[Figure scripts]
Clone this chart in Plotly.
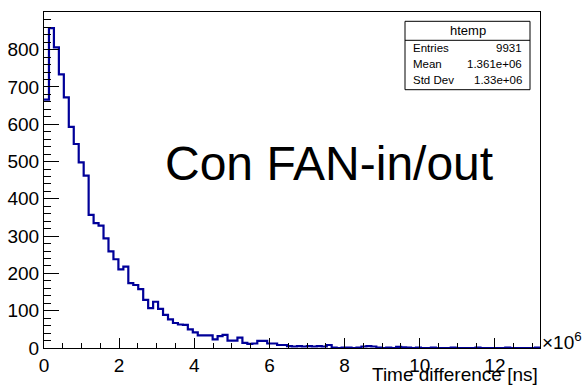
import numpy as np
import plotly.graph_objects as go

# ---- data ----
x_min = 0.0
x_max = 13.2e6
n_bins = 100
counts = [
    666, 858, 806, 734, 672, 593, 547, 498, 462, 357,
    335, 328, 294, 259, 238, 211, 218, 174, 169, 158,
    129, 107, 124, 105, 89, 77, 67, 63, 62, 50,
    42, 34, 34, 34, 23, 32, 35, 20, 20, 28,
    14, 11, 12, 19, 19, 12, 12, 8, 8, 5,
    4, 5, 4, 5, 4, 5, 4, 8, 1, 0,
    1, 1, 0, 1, 4, 5, 4, 1, 0, 1,
    0, 3, 2, 1, 0, 1, 0, 0, 1, 0,
    0, 0, 1, 0, 0, 0, 0, 1, 0, 0,
    0, 0, 0, 1, 0, 0, 0, 0, 0, 1,
]
x_tick_vals = [0, 2e6, 4e6, 6e6, 8e6, 10e6, 12e6]
x_tick_text = ["0", "2", "4", "6", "8", "10", "12"]
y_tick_vals = [0, 100, 200, 300, 400, 500, 600, 700, 800]
y_tick_text = ["0", "100", "200", "300", "400", "500", "600", "700", "800"]
y_max = 901
stats_title = "htemp"
stats_labels = ["Entries", "Mean", "Std Dev"]
stats_values = ["9931", "1.361e+06", "1.33e+06"]
x_title = "Time difference [ns]"
big_label = "Con FAN-in/out"

edges = np.linspace(x_min, x_max, n_bins + 1)
yvals = counts + [counts[-1]]

# ---- layout geometry (pixels) ----
W, H = 583, 386
L, R, T, B = 44, 43, 12, 38
pw = W - L - R
ph = H - T - B


def px_x(p):
    return (p - L) / pw


def px_y(p):
    return (H - B - p) / ph


FONT = "Liberation Sans, Arial, Helvetica, sans-serif"
BLUE = "#000099"

fig = go.Figure()
fig.add_trace(go.Scatter(
    x=edges, y=yvals, mode="lines", line_shape="hv",
    line=dict(color=BLUE, width=2.2), hoverinfo="skip",
))

fig.update_xaxes(
    range=[x_min, x_max], tickmode="array", tickvals=x_tick_vals, ticktext=x_tick_text,
    ticks="inside", ticklen=10, tickwidth=1, tickcolor="black",
    minor=dict(ticks="inside", ticklen=5, dtick=0.5e6, tick0=0, tickcolor="black", tickwidth=1, showgrid=False),
    showline=True, linecolor="black", linewidth=1, mirror=True,
    showgrid=False, zeroline=False, automargin=False,
    tickfont=dict(family=FONT, size=19, color="black"),
)
fig.update_yaxes(
    range=[0, y_max], tickmode="array", tickvals=y_tick_vals, ticktext=y_tick_text,
    ticks="inside", ticklen=15, tickwidth=1, tickcolor="black",
    minor=dict(ticks="inside", ticklen=7, dtick=20, tick0=0, tickcolor="black", tickwidth=1, showgrid=False),
    showline=True, linecolor="black", linewidth=1, mirror=True,
    showgrid=False, zeroline=False, automargin=False,
    tickfont=dict(family=FONT, size=19, color="black"),
)

shapes = [
    dict(type="rect", xref="paper", yref="paper",
         x0=px_x(405), x1=px_x(530), y0=px_y(89.7), y1=px_y(21.3),
         line=dict(color="black", width=1), fillcolor="white", layer="above"),
    dict(type="line", xref="paper", yref="paper",
         x0=px_x(405), x1=px_x(530), y0=px_y(40.3), y1=px_y(40.3),
         line=dict(color="black", width=1), layer="above"),
]

annotations = [
    dict(text=stats_title, x=px_x(467.5), y=px_y(30.5), xref="paper", yref="paper",
         xanchor="center", yanchor="middle", showarrow=False,
         font=dict(family=FONT, size=13, color="black")),
]
row_y = [48, 64, 80]
for lab, val, yy in zip(stats_labels, stats_values, row_y):
    annotations.append(dict(text=lab, x=px_x(411), y=px_y(yy), xref="paper", yref="paper",
                            xanchor="left", yanchor="middle", showarrow=False,
                            font=dict(family=FONT, size=11.5, color="black")))
    annotations.append(dict(text=val, x=px_x(524), y=px_y(yy), xref="paper", yref="paper",
                            xanchor="right", yanchor="middle", showarrow=False,
                            font=dict(family=FONT, size=11.5, color="black")))

annotations += [
    dict(text=big_label, x=px_x(329), y=px_y(163), xref="paper", yref="paper",
         xanchor="center", yanchor="middle", showarrow=False,
         font=dict(family=FONT, size=48, color="black")),
    dict(text=x_title, x=1.0, y=px_y(374), xref="paper", yref="paper",
         xanchor="right", yanchor="middle", showarrow=False,
         font=dict(family=FONT, size=19, color="black")),
    dict(text="×10<sup>6</sup>", x=1.0, y=px_y(341), xref="paper", yref="paper",
         xanchor="left", yanchor="middle", showarrow=False,
         font=dict(family=FONT, size=19, color="black")),
]

fig.update_layout(
    width=W, height=H,
    margin=dict(l=L, r=R, t=T, b=B, pad=0),
    paper_bgcolor="white", plot_bgcolor="white",
    showlegend=False, shapes=shapes, annotations=annotations,
)

fig.write_html("out.html")
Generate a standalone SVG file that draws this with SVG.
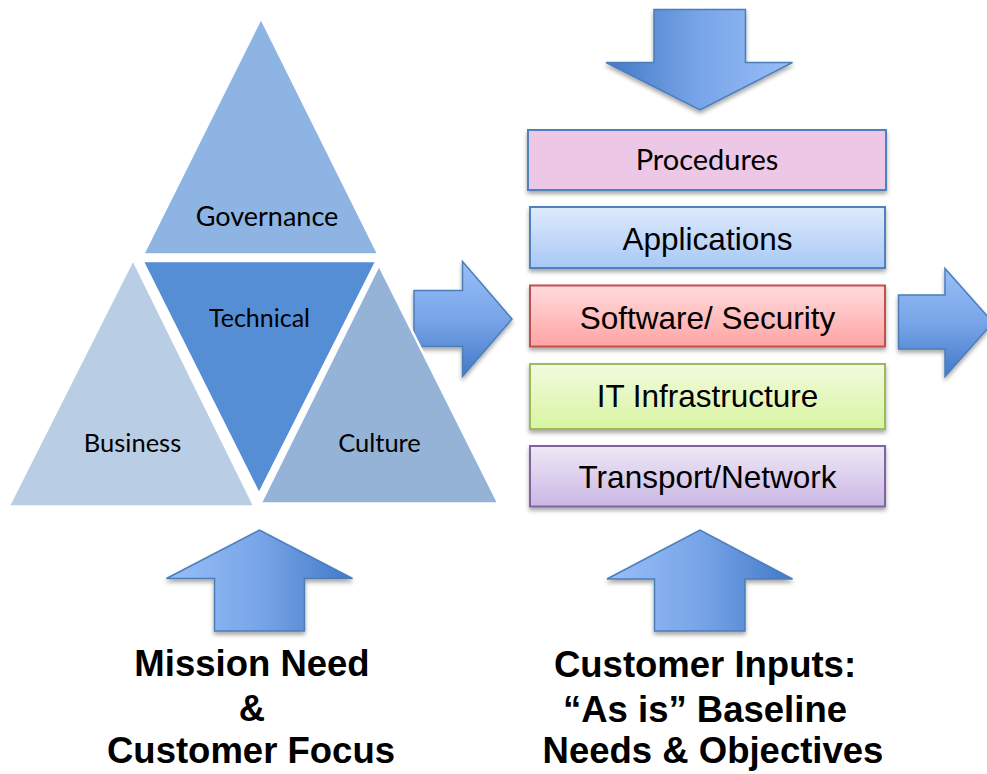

### Given instruction
Look through the material above and pick out each line holding the word "this".

### Correct output
Clone this chart in Plotly.
Generate a standalone SVG file that draws this with SVG.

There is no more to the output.